§ REQUIRED WORK
Show all lines holding "Write".

## Begin RECORDS PROVIDED

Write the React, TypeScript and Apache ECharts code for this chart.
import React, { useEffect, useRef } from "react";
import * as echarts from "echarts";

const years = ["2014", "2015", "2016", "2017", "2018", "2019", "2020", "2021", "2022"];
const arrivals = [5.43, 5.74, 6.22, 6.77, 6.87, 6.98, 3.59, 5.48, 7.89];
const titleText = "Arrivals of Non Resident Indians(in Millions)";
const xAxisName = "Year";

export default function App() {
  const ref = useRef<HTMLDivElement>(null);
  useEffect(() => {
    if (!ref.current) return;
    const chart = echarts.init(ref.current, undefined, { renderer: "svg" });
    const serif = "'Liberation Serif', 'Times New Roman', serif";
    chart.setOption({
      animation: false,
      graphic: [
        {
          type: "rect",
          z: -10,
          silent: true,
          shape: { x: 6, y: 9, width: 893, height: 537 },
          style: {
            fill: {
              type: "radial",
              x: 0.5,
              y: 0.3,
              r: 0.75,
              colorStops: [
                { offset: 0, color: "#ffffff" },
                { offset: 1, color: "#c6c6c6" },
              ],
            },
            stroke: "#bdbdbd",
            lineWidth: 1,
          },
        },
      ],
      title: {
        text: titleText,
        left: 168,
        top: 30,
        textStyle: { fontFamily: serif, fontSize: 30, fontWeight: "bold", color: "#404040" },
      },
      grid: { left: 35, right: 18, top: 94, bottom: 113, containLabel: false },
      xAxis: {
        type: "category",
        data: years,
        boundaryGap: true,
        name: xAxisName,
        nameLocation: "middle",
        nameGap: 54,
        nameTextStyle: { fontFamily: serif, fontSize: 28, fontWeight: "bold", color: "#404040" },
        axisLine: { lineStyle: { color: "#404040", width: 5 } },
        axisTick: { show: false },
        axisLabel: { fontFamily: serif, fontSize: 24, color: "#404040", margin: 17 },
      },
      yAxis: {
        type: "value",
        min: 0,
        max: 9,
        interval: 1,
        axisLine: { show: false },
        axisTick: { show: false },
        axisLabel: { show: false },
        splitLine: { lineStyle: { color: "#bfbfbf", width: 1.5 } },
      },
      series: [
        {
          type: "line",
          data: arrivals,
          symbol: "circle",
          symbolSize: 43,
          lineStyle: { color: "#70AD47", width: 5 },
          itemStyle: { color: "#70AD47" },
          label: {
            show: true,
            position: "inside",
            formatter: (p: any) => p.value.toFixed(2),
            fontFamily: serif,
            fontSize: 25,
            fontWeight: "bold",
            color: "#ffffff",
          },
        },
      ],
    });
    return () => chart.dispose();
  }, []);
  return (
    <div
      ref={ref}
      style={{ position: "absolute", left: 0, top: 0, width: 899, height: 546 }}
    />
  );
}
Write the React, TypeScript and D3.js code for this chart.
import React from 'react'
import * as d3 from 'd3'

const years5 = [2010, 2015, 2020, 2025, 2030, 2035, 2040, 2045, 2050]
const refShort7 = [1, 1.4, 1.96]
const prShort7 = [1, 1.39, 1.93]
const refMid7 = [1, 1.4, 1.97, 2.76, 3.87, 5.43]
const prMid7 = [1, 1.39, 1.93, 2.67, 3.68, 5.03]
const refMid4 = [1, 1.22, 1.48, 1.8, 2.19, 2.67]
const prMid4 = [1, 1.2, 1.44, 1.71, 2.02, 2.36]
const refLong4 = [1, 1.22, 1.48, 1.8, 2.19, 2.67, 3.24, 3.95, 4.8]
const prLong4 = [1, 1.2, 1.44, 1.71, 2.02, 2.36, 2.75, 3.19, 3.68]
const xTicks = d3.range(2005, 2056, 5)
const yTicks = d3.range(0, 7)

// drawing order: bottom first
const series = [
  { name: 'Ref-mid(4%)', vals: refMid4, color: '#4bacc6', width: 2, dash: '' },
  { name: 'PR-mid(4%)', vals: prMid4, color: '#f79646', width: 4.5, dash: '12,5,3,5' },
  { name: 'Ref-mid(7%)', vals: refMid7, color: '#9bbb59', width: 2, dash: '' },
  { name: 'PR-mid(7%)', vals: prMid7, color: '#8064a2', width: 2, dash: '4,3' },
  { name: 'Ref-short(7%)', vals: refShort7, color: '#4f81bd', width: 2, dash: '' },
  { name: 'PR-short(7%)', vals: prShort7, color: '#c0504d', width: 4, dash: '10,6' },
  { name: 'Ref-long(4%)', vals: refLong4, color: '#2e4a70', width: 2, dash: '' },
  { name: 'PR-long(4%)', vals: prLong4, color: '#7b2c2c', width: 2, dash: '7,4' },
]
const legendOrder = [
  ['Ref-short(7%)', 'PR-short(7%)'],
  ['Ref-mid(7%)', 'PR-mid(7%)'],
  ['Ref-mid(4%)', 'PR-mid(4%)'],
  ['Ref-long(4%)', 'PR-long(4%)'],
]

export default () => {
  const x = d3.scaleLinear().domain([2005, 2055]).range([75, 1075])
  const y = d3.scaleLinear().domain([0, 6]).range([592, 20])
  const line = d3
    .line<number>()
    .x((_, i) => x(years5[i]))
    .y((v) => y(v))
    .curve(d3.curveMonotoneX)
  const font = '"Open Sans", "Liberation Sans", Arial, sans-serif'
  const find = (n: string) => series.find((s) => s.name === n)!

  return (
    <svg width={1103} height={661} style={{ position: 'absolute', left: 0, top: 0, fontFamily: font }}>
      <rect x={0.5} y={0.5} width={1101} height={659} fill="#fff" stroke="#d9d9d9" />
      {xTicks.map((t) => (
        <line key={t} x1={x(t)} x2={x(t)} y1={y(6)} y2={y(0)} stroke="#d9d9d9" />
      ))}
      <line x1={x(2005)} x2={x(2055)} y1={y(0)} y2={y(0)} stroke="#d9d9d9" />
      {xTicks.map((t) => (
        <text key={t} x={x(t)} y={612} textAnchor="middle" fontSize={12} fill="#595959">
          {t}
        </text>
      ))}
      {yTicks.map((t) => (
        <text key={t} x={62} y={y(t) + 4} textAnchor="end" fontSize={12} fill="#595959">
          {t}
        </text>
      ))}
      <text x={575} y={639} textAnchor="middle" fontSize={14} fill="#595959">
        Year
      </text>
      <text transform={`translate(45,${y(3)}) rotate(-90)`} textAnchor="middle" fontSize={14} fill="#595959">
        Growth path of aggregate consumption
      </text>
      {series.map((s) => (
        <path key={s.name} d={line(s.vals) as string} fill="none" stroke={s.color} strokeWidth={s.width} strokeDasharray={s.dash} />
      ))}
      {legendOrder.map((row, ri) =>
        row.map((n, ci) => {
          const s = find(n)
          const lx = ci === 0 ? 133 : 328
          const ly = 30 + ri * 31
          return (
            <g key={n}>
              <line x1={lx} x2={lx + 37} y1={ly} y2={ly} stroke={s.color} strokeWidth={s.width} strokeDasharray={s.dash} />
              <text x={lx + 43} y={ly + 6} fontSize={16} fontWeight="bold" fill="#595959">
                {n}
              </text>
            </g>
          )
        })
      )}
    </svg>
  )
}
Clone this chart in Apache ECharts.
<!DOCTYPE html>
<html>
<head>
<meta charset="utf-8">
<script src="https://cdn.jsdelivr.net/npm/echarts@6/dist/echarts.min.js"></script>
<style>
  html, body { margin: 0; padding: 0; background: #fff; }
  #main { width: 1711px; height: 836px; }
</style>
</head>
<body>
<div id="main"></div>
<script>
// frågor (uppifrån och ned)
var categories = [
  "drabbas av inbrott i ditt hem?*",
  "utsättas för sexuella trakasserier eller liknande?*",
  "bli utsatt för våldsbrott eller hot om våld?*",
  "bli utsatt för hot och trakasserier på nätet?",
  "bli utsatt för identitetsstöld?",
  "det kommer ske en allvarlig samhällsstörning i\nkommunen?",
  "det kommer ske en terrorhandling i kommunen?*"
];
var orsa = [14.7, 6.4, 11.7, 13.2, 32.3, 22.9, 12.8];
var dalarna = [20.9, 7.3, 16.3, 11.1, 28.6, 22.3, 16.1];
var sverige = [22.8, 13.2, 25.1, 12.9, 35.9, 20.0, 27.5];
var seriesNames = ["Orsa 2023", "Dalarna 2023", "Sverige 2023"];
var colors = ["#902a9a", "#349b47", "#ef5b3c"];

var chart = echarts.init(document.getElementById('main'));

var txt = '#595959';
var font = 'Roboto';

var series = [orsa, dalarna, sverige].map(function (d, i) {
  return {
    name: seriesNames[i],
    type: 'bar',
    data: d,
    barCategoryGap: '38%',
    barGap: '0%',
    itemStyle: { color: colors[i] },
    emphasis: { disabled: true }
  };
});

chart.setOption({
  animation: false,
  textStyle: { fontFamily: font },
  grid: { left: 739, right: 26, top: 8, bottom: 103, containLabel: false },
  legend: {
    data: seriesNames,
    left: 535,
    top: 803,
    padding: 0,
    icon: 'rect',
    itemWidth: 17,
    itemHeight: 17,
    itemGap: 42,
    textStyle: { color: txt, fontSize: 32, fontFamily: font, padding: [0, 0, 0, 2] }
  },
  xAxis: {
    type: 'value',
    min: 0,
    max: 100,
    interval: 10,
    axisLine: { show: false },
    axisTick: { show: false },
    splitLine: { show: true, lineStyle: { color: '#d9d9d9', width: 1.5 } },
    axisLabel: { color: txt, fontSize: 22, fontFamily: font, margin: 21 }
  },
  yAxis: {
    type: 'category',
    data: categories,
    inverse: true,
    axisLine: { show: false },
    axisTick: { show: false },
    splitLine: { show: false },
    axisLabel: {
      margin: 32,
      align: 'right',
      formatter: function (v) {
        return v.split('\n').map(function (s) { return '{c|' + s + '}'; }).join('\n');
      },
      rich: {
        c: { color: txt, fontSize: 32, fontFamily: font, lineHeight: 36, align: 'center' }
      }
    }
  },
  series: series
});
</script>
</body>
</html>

## End RECORDS PROVIDED

§ RESPONSE
Write the React, TypeScript and Apache ECharts code for this chart.
Write the React, TypeScript and D3.js code for this chart.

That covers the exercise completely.